Par ailleurs, l’article 2232 du Code civil prévoit que ‘le report du point de départ, la suspension ou l’interruption de la prescription ne peut avoir pour effet de porter le délai de la prescription extinctive au-delà de vingt ans à compter du jour de la naissance du droit’.

Ce texte limite donc la possibilité pour la Carsat de réclamer les arrérages d’allocation supplémentaire indus à ceux versés 20 années avant la date d’interruption de la prescription, à savoir la lettre de notification de l’indu du 1er octobre 2019 adressé à M. [B] [Z], soit les arrérages versés à compter du 1er octobre1999.

Selon le décompte produit par la Carsat, qui récapitule les sommes versées à Mme [M] [Z] depuis le 1er octobre 1999, et non depuis le 1er juillet 1999 comme mentionné par la Carsat dans ses écritures, le montant de l’indu s’élève à cette date du 1er octobre 1999 à la somme de 49 992,06 euros.
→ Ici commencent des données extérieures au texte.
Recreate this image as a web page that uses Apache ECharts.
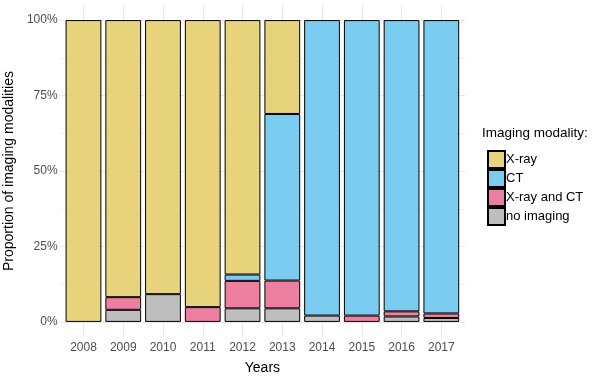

M. [B] [Z] invoque à cet égard dans ses écritures une ‘somme non versée par la Carsat’ d’un montant de 665,72 euros dont il n’est pas justifié, de sorte que cette somme ne pourra pas être retranchée de celle réclamée par cette dernière.

Par contre, la Carsat réclame le paiement de la somme de 49 346,50 euros seulement.

C’est pourquoi, par voie d’infirmation, M. [B] [Z] sera condamné à payer à la Carsat Centre Val de Loire cette somme au titre de l’indu.

– L’article 700 au titre de l’article 700 du Code de procédure civile et les dépens :

La condamnation prononcée par le jugement entreprise au titre de l’article 700 du Code de procédure civile au bénéficie de la Carsat sera confirmée et M. [B] [Z] sera débouté de sa propre demande au même titre formée en cause d’appel.

M. [B] [Z] sera condamné aux dépens d’appel.

PAR CES MOTIFS:

Confirme le jugement rendu le 19 avril 2021 par le Pôle social du tribunal judiciaire d’Orléans, sauf en ce qu’il a condamné M. [B] [Z] à payer à la Carsat la somme de 15 524,96 euros ;

Statuant du chef infirmé et ajoutant,

Condamne M. [B] [Z] à payer à la Carsat Centre Val de Loire la somme de 49 346,50 euros ;

Déboute M. [B] [Z] de sa demande au titre de l’article 700 du Code de procédure civile ;

Condamne M. [B] [Z] aux dépens d’appel.